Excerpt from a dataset
· · ·
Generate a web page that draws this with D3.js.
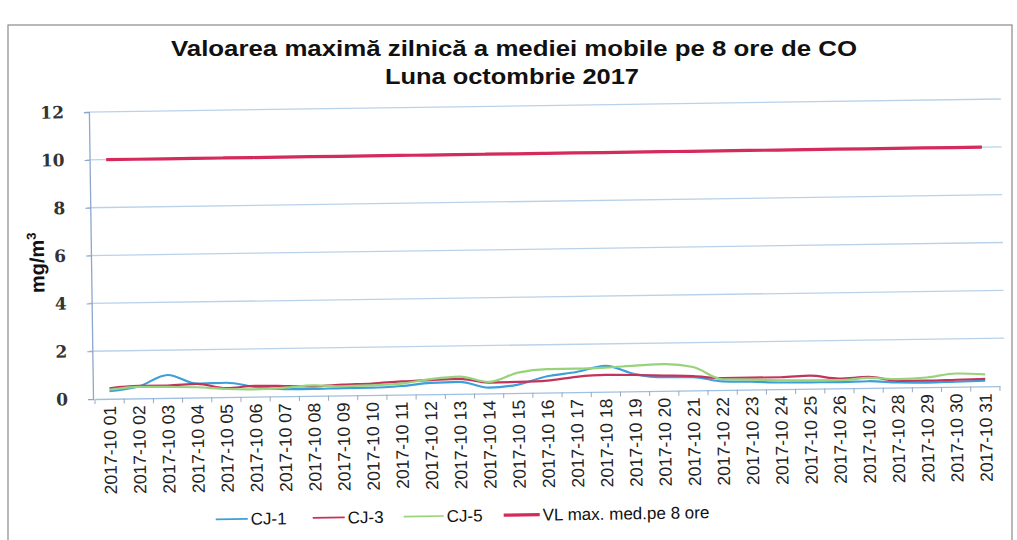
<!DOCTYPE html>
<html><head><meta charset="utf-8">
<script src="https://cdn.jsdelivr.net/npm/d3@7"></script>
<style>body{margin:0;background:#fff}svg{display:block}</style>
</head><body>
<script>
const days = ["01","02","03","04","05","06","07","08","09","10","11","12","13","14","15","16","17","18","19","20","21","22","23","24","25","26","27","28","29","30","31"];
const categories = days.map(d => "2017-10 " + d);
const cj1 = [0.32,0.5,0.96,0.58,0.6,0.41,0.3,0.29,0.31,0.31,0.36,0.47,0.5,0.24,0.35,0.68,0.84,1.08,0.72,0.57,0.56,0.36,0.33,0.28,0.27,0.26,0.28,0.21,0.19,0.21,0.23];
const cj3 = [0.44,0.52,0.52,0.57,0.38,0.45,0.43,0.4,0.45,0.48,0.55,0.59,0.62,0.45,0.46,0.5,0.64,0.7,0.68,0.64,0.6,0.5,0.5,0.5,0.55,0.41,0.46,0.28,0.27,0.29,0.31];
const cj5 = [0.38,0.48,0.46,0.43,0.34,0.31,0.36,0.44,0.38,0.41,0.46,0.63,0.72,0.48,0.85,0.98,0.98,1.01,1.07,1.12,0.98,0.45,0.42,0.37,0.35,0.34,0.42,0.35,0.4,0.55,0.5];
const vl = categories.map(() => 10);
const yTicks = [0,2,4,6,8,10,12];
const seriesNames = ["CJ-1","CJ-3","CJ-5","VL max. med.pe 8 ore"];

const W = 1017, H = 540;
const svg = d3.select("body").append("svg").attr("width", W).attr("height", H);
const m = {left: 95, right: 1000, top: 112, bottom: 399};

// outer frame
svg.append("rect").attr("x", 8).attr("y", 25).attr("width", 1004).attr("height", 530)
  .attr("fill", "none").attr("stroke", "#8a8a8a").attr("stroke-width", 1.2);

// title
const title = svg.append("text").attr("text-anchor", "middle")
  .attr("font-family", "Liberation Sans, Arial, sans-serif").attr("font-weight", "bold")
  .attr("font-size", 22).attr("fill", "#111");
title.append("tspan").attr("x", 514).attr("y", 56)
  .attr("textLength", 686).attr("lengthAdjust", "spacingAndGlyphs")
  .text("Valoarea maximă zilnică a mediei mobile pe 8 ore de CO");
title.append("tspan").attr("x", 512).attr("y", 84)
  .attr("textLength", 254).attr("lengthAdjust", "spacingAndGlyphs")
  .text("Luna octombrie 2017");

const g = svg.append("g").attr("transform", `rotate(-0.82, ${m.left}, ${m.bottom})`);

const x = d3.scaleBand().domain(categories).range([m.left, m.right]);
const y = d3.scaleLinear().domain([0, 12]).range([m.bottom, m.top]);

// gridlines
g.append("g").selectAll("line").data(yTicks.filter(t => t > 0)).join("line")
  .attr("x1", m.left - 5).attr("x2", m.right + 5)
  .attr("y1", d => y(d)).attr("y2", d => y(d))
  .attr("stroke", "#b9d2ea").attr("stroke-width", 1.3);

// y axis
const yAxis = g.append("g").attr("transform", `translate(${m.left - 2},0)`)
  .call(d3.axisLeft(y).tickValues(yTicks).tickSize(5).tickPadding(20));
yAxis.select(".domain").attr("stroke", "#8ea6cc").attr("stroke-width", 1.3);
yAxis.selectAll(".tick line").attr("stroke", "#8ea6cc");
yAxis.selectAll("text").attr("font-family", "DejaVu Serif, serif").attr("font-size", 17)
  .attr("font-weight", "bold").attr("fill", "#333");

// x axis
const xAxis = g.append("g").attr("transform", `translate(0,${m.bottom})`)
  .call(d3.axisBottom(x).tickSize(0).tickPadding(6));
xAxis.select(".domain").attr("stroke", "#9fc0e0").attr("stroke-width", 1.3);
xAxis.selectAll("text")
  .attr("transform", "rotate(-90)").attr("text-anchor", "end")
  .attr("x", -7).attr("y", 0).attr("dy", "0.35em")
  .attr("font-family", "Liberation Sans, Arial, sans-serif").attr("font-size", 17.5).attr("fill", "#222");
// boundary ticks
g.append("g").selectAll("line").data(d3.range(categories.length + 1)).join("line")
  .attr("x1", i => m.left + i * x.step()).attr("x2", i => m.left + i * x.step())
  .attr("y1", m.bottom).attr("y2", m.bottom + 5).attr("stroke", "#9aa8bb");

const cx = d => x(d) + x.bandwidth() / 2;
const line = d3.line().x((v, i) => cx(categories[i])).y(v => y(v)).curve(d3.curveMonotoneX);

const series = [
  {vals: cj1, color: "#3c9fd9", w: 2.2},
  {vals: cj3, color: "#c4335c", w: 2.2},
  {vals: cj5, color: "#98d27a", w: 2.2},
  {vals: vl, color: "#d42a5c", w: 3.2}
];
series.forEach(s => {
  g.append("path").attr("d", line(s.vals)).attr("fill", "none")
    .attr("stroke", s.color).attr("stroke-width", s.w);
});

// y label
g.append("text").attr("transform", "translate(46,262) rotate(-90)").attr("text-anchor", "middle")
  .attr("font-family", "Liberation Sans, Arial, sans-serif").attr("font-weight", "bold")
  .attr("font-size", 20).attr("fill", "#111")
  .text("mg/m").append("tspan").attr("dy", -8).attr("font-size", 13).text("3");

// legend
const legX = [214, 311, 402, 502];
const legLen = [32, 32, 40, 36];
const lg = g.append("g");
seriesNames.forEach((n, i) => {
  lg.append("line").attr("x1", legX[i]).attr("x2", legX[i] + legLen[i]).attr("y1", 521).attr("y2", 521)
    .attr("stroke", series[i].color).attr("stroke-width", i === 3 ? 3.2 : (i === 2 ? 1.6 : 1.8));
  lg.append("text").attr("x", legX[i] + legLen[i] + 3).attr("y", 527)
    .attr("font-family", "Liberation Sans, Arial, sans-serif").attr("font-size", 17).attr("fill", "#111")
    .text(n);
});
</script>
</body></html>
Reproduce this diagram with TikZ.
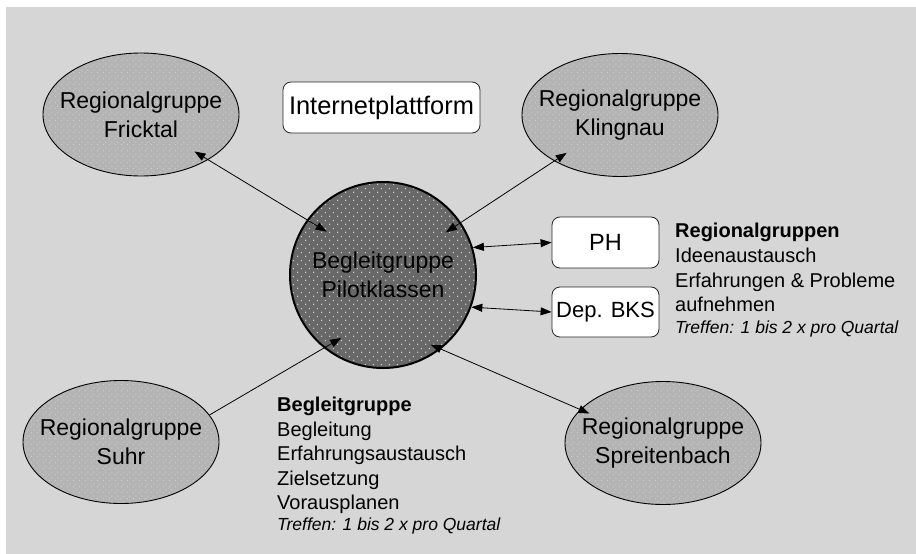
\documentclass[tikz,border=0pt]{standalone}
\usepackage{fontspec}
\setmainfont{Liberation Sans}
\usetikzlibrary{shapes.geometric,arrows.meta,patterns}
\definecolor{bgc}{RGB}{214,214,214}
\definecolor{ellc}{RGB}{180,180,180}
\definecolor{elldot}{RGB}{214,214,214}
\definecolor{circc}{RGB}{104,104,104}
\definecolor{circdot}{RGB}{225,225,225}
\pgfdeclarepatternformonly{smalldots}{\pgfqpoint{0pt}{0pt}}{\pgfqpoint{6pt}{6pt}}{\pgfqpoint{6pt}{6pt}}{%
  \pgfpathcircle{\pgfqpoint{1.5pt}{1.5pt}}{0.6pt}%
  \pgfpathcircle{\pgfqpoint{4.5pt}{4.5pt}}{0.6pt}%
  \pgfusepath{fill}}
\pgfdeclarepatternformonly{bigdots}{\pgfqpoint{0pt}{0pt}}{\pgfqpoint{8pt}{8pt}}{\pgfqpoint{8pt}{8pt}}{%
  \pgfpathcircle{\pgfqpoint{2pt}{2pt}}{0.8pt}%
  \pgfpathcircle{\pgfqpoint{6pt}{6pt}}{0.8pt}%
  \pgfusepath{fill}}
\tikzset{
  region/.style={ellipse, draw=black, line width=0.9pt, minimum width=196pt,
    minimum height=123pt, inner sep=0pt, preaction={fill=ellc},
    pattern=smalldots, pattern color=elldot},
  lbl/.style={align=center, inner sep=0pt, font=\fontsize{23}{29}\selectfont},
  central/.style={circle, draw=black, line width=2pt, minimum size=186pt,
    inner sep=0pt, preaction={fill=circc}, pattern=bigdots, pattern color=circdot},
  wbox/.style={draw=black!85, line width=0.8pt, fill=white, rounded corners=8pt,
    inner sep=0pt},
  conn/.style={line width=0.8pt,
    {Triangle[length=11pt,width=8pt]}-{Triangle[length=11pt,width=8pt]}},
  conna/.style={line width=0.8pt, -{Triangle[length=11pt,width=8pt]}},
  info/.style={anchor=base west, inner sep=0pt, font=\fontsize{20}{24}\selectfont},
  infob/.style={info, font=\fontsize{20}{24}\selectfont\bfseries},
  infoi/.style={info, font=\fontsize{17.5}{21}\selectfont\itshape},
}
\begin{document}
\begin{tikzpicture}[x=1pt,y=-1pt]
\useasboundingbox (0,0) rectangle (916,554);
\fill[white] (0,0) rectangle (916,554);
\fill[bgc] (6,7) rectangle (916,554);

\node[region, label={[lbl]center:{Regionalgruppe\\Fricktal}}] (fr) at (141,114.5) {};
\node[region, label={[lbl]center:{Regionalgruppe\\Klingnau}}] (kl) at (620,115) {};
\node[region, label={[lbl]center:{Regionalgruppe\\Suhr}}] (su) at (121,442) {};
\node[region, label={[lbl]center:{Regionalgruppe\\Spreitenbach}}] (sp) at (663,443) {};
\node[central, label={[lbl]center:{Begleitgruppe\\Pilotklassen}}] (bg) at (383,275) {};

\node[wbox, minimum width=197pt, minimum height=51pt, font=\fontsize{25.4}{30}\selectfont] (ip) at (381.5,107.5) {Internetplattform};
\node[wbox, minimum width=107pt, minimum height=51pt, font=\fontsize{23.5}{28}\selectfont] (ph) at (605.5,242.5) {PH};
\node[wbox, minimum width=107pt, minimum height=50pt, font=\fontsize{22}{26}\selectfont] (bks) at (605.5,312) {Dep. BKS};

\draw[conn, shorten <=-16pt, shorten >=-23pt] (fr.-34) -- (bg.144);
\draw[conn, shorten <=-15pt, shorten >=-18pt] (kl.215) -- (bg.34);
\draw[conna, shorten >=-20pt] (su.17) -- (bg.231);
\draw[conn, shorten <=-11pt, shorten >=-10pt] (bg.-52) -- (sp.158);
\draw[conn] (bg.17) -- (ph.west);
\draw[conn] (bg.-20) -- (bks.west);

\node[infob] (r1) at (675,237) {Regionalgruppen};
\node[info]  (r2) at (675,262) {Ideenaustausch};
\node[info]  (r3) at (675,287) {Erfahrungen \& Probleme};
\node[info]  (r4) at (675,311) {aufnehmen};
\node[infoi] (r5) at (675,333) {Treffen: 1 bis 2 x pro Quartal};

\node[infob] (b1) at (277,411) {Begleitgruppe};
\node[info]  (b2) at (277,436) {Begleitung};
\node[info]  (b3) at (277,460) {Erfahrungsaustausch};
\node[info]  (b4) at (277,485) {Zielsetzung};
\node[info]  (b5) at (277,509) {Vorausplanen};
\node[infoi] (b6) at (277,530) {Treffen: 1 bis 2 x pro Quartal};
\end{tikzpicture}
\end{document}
· · ·
* [DESCRIPTION OF THE TASK] Make a copy of each line that contains the string "this".

* [CORRECT OUTPUT]
Generate a web page that draws this with D3.js.
Reproduce this diagram with TikZ.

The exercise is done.